My question was what if you knew it would do no good AND it would bring criticism. Not if it might do good but you'd get criticized. If you knew the only thing that would come from whatever you say or do is only more harsh judgment.

She didn't look to me like she cared what people thought. I think she's beyond that.
 
  • #858
Victim blaming posts and responses/references to them have been removed.

TOs have previously been issued for victim blaming in this case. That warning remains in effect. Post accordingly.
 
  • #859
When they do the reenactment, will GGP and IR be there? Will they video this reenactment? I am very curious to see what happened in the 10 minutes---where did the parents go? Where was IR? Did they say anything to GGP before they walked off?

Who is going to 'play' DeOrr? This will be heartbreaking to re -enact.
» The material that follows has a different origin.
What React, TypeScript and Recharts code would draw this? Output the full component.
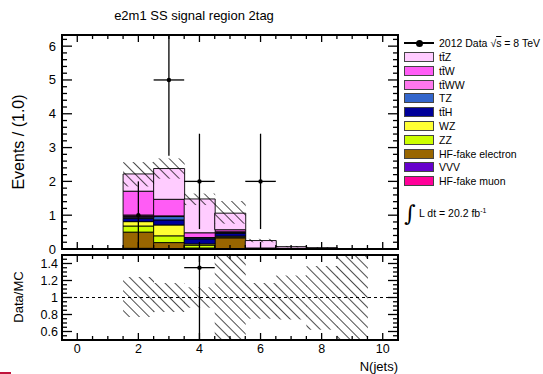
import React from "react";
import {
  ComposedChart,
  Bar,
  Scatter,
  ErrorBar,
  XAxis,
  YAxis,
  ReferenceLine,
  ReferenceArea,
} from "recharts";

// jet multiplicity bins
const bins = [0, 1, 2, 3, 4, 5, 6, 7, 8, 9, 10];

// stacked MC, per bin (bottom of stack first)
const hfMuon = [0, 0, 0.02, 0.01, 0.01, 0, 0, 0, 0, 0, 0];
const vvv = [0, 0, 0, 0, 0, 0, 0, 0, 0, 0, 0];
const hfElectron = [0, 0, 0.48, 0.18, 0.02, 0.33, 0, 0, 0, 0, 0];
const zz = [0, 0, 0.18, 0.2, 0.08, 0.02, 0, 0, 0, 0, 0];
const wz = [0, 0, 0.13, 0.32, 0.04, 0.03, 0, 0, 0, 0, 0];
const ttH = [0, 0, 0.09, 0.15, 0.15, 0.08, 0.02, 0.02, 0.01, 0, 0];
const tz = [0, 0, 0.04, 0.1, 0.03, 0.03, 0, 0, 0, 0, 0];
const ttWW = [0, 0, 0.02, 0.02, 0.01, 0.02, 0, 0, 0, 0, 0];
const ttW = [0, 0, 0.75, 0.49, 0.14, 0.06, 0.01, 0, 0, 0, 0];
const ttZ = [0, 0, 0.51, 0.91, 1.0, 0.49, 0.22, 0.05, 0.03, 0, 0];

// 2012 data
const dataX = [2, 3, 4, 6];
const dataN = [1, 5, 2, 2];
const dataErr = [1, 2.24, 1.41, 1.41];

// uncertainty band, top panel
const bandBins = [2, 3, 4, 5, 6, 7, 8];
const bandLo = [1.85, 2.08, 1.3, 0.75, 0.2, 0.05, 0.02];
const bandHi = [2.57, 2.68, 1.64, 1.42, 0.3, 0.09, 0.05];

// uncertainty band, ratio panel
const ratioBins = [2, 3, 4, 5, 6, 7, 8, 9];
const ratioLo = [0.77, 0.83, 0.88, 0.4, 0.75, 0.74, 0.62, 0.4];
const ratioHi = [1.24, 1.17, 1.12, 1.6, 1.17, 1.26, 1.37, 1.6];

// axis ticks
const xMajor = [0, 2, 4, 6, 8, 10];
const topYMajor = [0, 1, 2, 3, 4, 5, 6];
const ratioYMajor = [0.6, 0.8, 1, 1.2, 1.4];

const series = [
  { key: "hfMuon", name: "HF-fake muon", color: "#FF0099", values: hfMuon },
  { key: "vvv", name: "VVV", color: "#6600CC", values: vvv },
  { key: "hfElectron", name: "HF-fake electron", color: "#996600", values: hfElectron },
  { key: "zz", name: "ZZ", color: "#CCFF00", values: zz },
  { key: "wz", name: "WZ", color: "#FFFF33", values: wz },
  { key: "ttH", name: "tt\u0304H", color: "#000099", values: ttH },
  { key: "tz", name: "TZ", color: "#3366CC", values: tz },
  { key: "ttWW", name: "tt\u0304WW", color: "#FF77EE", values: ttWW },
  { key: "ttW", name: "tt\u0304W", color: "#FF5CF5", values: ttW },
  { key: "ttZ", name: "tt\u0304Z", color: "#FFCCFF", values: ttZ },
];

const FONT = '"Liberation Sans", Arial, Helvetica, sans-serif';
const TOP_MAX = 6.33;
const X_DOMAIN: [number, number] = [-0.5, 10.5];
const TOP_Y: [number, number] = [0, TOP_MAX];
const RATIO_Y: [number, number] = [0.5, 1.5];

const stackRows = bins.map((b, i) => {
  const row: Record<string, number> = { x: b };
  series.forEach((s) => (row[s.key] = s.values[i]));
  return row;
});
const totals = bins.map((_, i) => series.reduce((t, s) => t + s.values[i], 0));

const bandRows = bandBins.map((b, i) => ({ x: b, band: [bandLo[i], bandHi[i]] }));
const ratioRows = ratioBins.map((b, i) => ({ x: b, band: [ratioLo[i], ratioHi[i]] }));

const points = dataX.map((x, i) => ({ x, y: dataN[i], ex: 0.5, ey: dataErr[i] }));
// ROOT skips ratio points whose centre is outside the frame
const ratioPoints = dataX
  .map((x, i) => {
    const t = totals[bins.indexOf(x)];
    return { x, y: dataN[i] / t, ex: 0.5, ey: dataErr[i] / t };
  })
  .filter((p) => p.y >= RATIO_Y[0] && p.y <= RATIO_Y[1]);

const steps = (a: number, b: number, s: number) =>
  Array.from({ length: Math.round((b - a) / s) + 1 }, (_, i) => +(a + i * s).toFixed(3));

const xTicks = steps(0, 10, 0.5);
const topYTicks = steps(0, 6.2, 0.2);
const ratioYTicks = steps(0.5, 1.5, 0.05);

// plot area: x 62..398, top panel y 35..249, ratio panel y 255..340
const PLOT_W = 336;
const TOP_H = 214;
const RATIO_H = 85;
const topMargin = { top: 35, right: 145, bottom: 124, left: 61 };
const ratioMargin = { top: 255, right: 145, bottom: 33, left: 61 };
const topClip = "inset(35px 145px 125px 62px)";
const ratioClip = "inset(255px 145px 34px 62px)";

type TickOpts = {
  side: "left" | "bottom";
  majors: number[];
  major: number;
  minor: number;
  span: number; // distance to the opposite frame edge, for the mirrored tick
  label?: boolean;
  fontSize?: number;
  gap?: number;
};

// ROOT style: ticks point inwards, and are mirrored on the opposite edge
function makeTick(o: TickOpts) {
  return (props: any) => {
    const { x, y, payload } = props;
    const v = payload.value;
    const big = o.majors.some((m) => Math.abs(m - v) < 1e-6);
    const len = big ? o.major : o.minor;
    const txt = String(Math.round(v * 100) / 100);
    const st = { stroke: "#000", strokeWidth: 1.3 };
    if (o.side === "left") {
      return (
        <g>
          <line x1={x} y1={y} x2={x + len} y2={y} {...st} />
          <line x1={x + o.span} y1={y} x2={x + o.span - len} y2={y} {...st} />
          {o.label && big && (
            <text x={x - (o.gap ?? 5)} y={y} textAnchor="end" dominantBaseline="central"
              fontSize={o.fontSize} fontFamily={FONT} fill="#000">{txt}</text>
          )}
        </g>
      );
    }
    return (
      <g>
        <line x1={x} y1={y} x2={x} y2={y - len} {...st} />
        <line x1={x} y1={y - o.span} x2={x} y2={y - o.span + len} {...st} />
        {o.label && big && (
          <text x={x} y={y + (o.gap ?? 9)} textAnchor="middle" dominantBaseline="central"
            fontSize={o.fontSize} fontFamily={FONT} fill="#000">{txt}</text>
        )}
      </g>
    );
  };
}

type AxesOpts = {
  yTicks: number[];
  yMajor: number[];
  yDomain: [number, number];
  height: number;
  xLabels: boolean;
  yFont: number;
  yGap: number;
  ghost?: boolean;
};

function frameAxes(o: AxesOpts) {
  const common = { type: "number" as const, allowDataOverflow: true, interval: 0 as const, tickSize: 0, tickMargin: 0, tickLine: false };
  const line = o.ghost ? false : { stroke: "#000", strokeWidth: 2 };
  return [
    <XAxis key="xb" dataKey="x" domain={X_DOMAIN} ticks={xTicks} height={1} {...common}
      axisLine={line}
      tick={o.ghost ? false : makeTick({ side: "bottom", majors: xMajor, major: 7, minor: 4, span: o.height, label: o.xLabels, fontSize: 12.5, gap: 9 })} />,
    <YAxis key="yl" domain={o.yDomain} ticks={o.yTicks} width={1} {...common}
      axisLine={line}
      tick={o.ghost ? false : makeTick({ side: "left", majors: o.yMajor, major: 10, minor: 5, span: PLOT_W, label: true, fontSize: o.yFont, gap: o.yGap })} />,
  ];
}

const topAxes = { yTicks: topYTicks, yMajor: topYMajor, yDomain: TOP_Y, height: TOP_H, xLabels: false, yFont: 13, yGap: 6 };
const ratioAxes = { yTicks: ratioYTicks, yMajor: ratioYMajor, yDomain: RATIO_Y, height: RATIO_H, xLabels: true, yFont: 12.5, yGap: 4 };

const dot = (p: any) => <circle cx={p.cx} cy={p.cy} r={2.2} fill="#000" />;

function Hatch({ id }: { id: string }) {
  return (
    <defs>
      <pattern id={id} width={7} height={7} patternUnits="userSpaceOnUse" patternTransform="rotate(-45)">
        <line x1={0} y1={0} x2={0} y2={7} stroke="#000" strokeWidth={1.4} />
      </pattern>
    </defs>
  );
}

function DataPoints({ rows }: { rows: any[] }) {
  return (
    <Scatter data={rows} dataKey="y" shape={dot} isAnimationActive={false}>
      <ErrorBar dataKey="ey" direction="y" width={0} stroke="#000" strokeWidth={1.3} />
      <ErrorBar dataKey="ex" direction="x" width={0} stroke="#000" strokeWidth={1.3} />
    </Scatter>
  );
}

function Frame({ yDomain }: { yDomain: [number, number] }) {
  return (
    <ReferenceArea x1={X_DOMAIN[0]} x2={X_DOMAIN[1]} y1={yDomain[0]} y2={yDomain[1]}
      fill="none" fillOpacity={0} stroke="#000" strokeWidth={2} ifOverflow="visible" />
  );
}

const abs = (s: React.CSSProperties): React.CSSProperties => ({ position: "absolute", ...s });

export default function App() {
  const legendRows = [...series].reverse();
  const chartProps = { width: 543, height: 374, barCategoryGap: 0, barGap: 0 };
  return (
    <div style={abs({ left: 0, top: 0, width: 543, height: 374, background: "#fff", fontFamily: FONT, overflow: "hidden" })}>
      {/* stacked MC */}
      <div style={abs({ left: 0, top: 0, clipPath: topClip })}>
        <ComposedChart {...chartProps} data={stackRows} margin={topMargin}>
          {frameAxes({ ...topAxes, ghost: true })}
          {series.map((s) => (
            <Bar key={s.key} dataKey={s.key} stackId="mc" fill={s.color} stroke="#000"
              strokeWidth={0.9} isAnimationActive={false} />
          ))}
        </ComposedChart>
      </div>

      {/* uncertainty band and data */}
      <div style={abs({ left: 0, top: 0, clipPath: topClip })}>
        <ComposedChart {...chartProps} data={bandRows} margin={topMargin}>
          <Hatch id="hatchTop" />
          {frameAxes({ ...topAxes, ghost: true })}
          <Bar dataKey="band" fill="url(#hatchTop)" isAnimationActive={false} />
          {DataPoints({ rows: points })}
        </ComposedChart>
      </div>

      {/* top frame */}
      <div style={abs({ left: 0, top: 0 })}>
        <ComposedChart {...chartProps} data={bandRows} margin={topMargin}>
          {frameAxes(topAxes)}
          {Frame({ yDomain: TOP_Y })}
        </ComposedChart>
      </div>

      {/* ratio panel */}
      <div style={abs({ left: 0, top: 0, clipPath: ratioClip })}>
        <ComposedChart {...chartProps} data={ratioRows} margin={ratioMargin}>
          <Hatch id="hatchRatio" />
          {frameAxes({ ...ratioAxes, ghost: true })}
          <Bar dataKey="band" fill="url(#hatchRatio)" isAnimationActive={false} />
          <ReferenceLine y={1} stroke="#000" strokeWidth={1} strokeDasharray="3 3" />
          {DataPoints({ rows: ratioPoints })}
        </ComposedChart>
      </div>
      <div style={abs({ left: 0, top: 0 })}>
        <ComposedChart {...chartProps} data={ratioRows} margin={ratioMargin}>
          {frameAxes(ratioAxes)}
          {Frame({ yDomain: RATIO_Y })}
        </ComposedChart>
      </div>

      {/* titles */}
      <div style={abs({ left: 194, top: 15, transform: "translate(-50%, -50%)", fontSize: 13, whiteSpace: "nowrap" })}>
        e2m1 SS signal region 2tag
      </div>
      <div style={abs({ left: 19, top: 142, transform: "translate(-50%, -50%) rotate(-90deg)", fontSize: 16, whiteSpace: "nowrap" })}>
        Events / (1.0)
      </div>
      <div style={abs({ left: 18, top: 297, transform: "translate(-50%, -50%) rotate(-90deg)", fontSize: 13, whiteSpace: "nowrap" })}>
        Data/MC
      </div>
      <div style={abs({ right: 543 - 398, top: 366, transform: "translateY(-50%)", fontSize: 13, whiteSpace: "nowrap" })}>
        N(jets)
      </div>

      {/* legend */}
      <div style={abs({ left: 404, top: 43, width: 30, height: 0 })}>
        <div style={abs({ left: 0, top: -0.75, width: 30, height: 1.5, background: "#000" })} />
        <div style={abs({ left: 11.5, top: -3.5, width: 7, height: 7, borderRadius: 4, background: "#000" })} />
      </div>
      <div style={abs({ left: 439, top: 43, transform: "translateY(-50%)", fontSize: 10.5, whiteSpace: "nowrap" })}>
        2012 Data {"\u221A"}<span style={{ textDecoration: "overline" }}>s</span> = 8 TeV
      </div>
      {legendRows.map((s, i) => (
        <React.Fragment key={s.key}>
          <div style={abs({ left: 404, top: 57 + i * 13.8 - 5, width: 28, height: 8, background: s.color, border: "1px solid #444" })} />
          <div style={abs({ left: 439, top: 57 + i * 13.8, transform: "translateY(-50%)", fontSize: 10.5, whiteSpace: "nowrap" })}>
            {s.name}
          </div>
        </React.Fragment>
      ))}
      <div style={abs({ left: 404, top: 214, transform: "translateY(-50%)", fontSize: 22, fontFamily: '"DejaVu Serif", serif', lineHeight: 1 })}>
        {"\u222B"}
      </div>
      <div style={abs({ left: 419, top: 213, transform: "translateY(-50%)", fontSize: 10.5, whiteSpace: "nowrap" })}>
        L dt = 20.2 fb<sup style={{ fontSize: 7 }}>-1</sup>
      </div>

      <div style={abs({ left: 0, top: 371.5, width: 11, height: 2.5, background: "#C0143C" })} />
    </div>
  );
}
I think it's a great idea - especially if all parties are available. I wonder if something similar already happened back when DeOrr first went missing? You'd think it would have been very valuable to LE - getting everyone to show them exactly where they were and where they went etc.
I've heard of investigators arranging re-enactments here in Australia before - though usually in busy areas where an abduction has taken place, in the hope of jogging memories of locals and others passing by.
I'd think for this to be effective they'd almost have to set up the camp as it was that weekend, to get a feel for different lines of sight etc. I wonder if that will happen?
 
  • #860
I don't think so, he's still in prison isn't he.

It was stated on the video that it was Deorr's Grandpa, Jerry Mitchell. He's Jessica's father.